After seeing the new Estate and watching some women pick the last of the coffee for the season, we set off on the bumpy (and I mean bumpy) road back to Kibo Estates. A pretty tame day compared to the grueling roads in the Andes of South America, but much rougher driving for sure. Now I am enjoying the late afternoon in the comfort of the cool, shaded house on Kibo estate, drinking some fresh lemonade and listening to monkeys scream in the distance.
Fun/Interesting things that happened today:
- Stopping on a road through the bush to let a Dust Devil blow by. Dust Devils are scary looking.
- I met an 80+ year old tortoise. He growled like a dinosaur and tried to chase me. Tortoises are faster than you might imagine.
- Learning that Tanzania has no domestic banking system. To keep a checking account, there are monthly fees of about 7,000 shillings. This is the equivalent of 3 days labor for a farmer.

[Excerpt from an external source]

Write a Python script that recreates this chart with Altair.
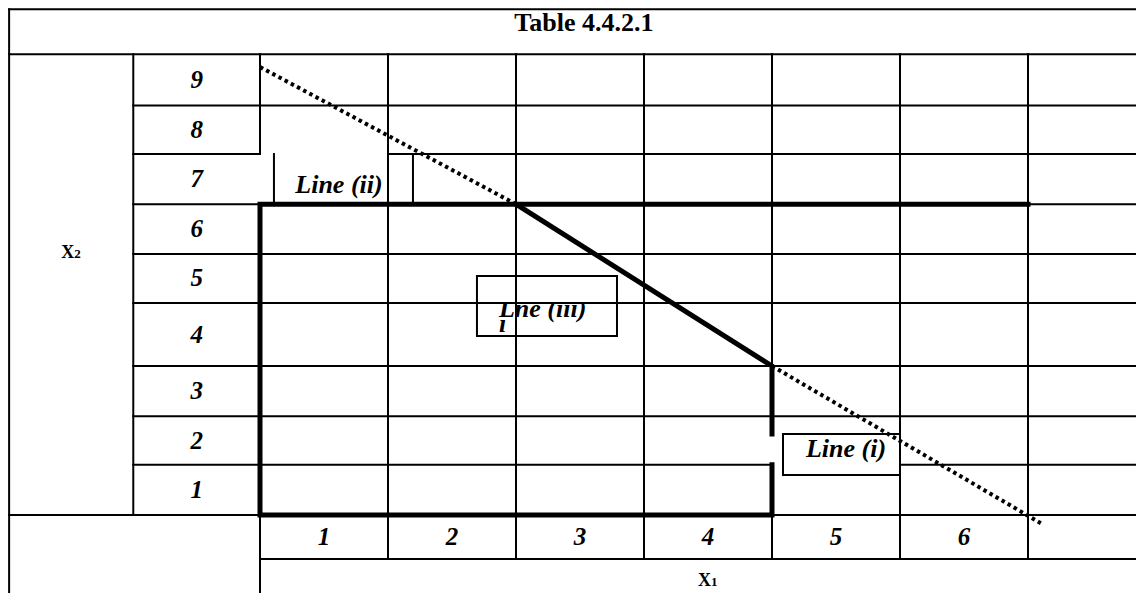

Instead, cell phone companies have set up a text-for-payment program, in which dues are texted to a recipient, who can forward this text and access code along to anyone in the country to redeem for payment.
- There is 0% grazing for cows here. Land is too valuable, so instead cows will trim hedges and eat leftover scraps from maize harvests.
- Farrows, water diverted from rivers for irrigation, can be privately owned.
- The population living literally on the slopes of Kilimanjaro is over 1 million. These are all small parcel farmers and land owners.
- Even in rural East Africa, you can still eat bacon and eggs and hot coffee for breakfast (jealous, Paul?)
- If you don’t close your window in the car fast enough, you will have to inhale dust for the duration of the dirt road.
- It is impossible to enjoy a cold shower, even after you have been in the African sun all day. It does feel good to wash an inch of red dirt off of your body though, no matter what the temperature of the water is.
That is all for now. It is 5 pm here, which means it is 7 am there. Although, by the time I am able to e-mail this update, who knows what day or time it will be. In any case, have a wonderful day while I am sleeping off yet another adventure!
Sorry, no photos yet, the internet is a tad too slow!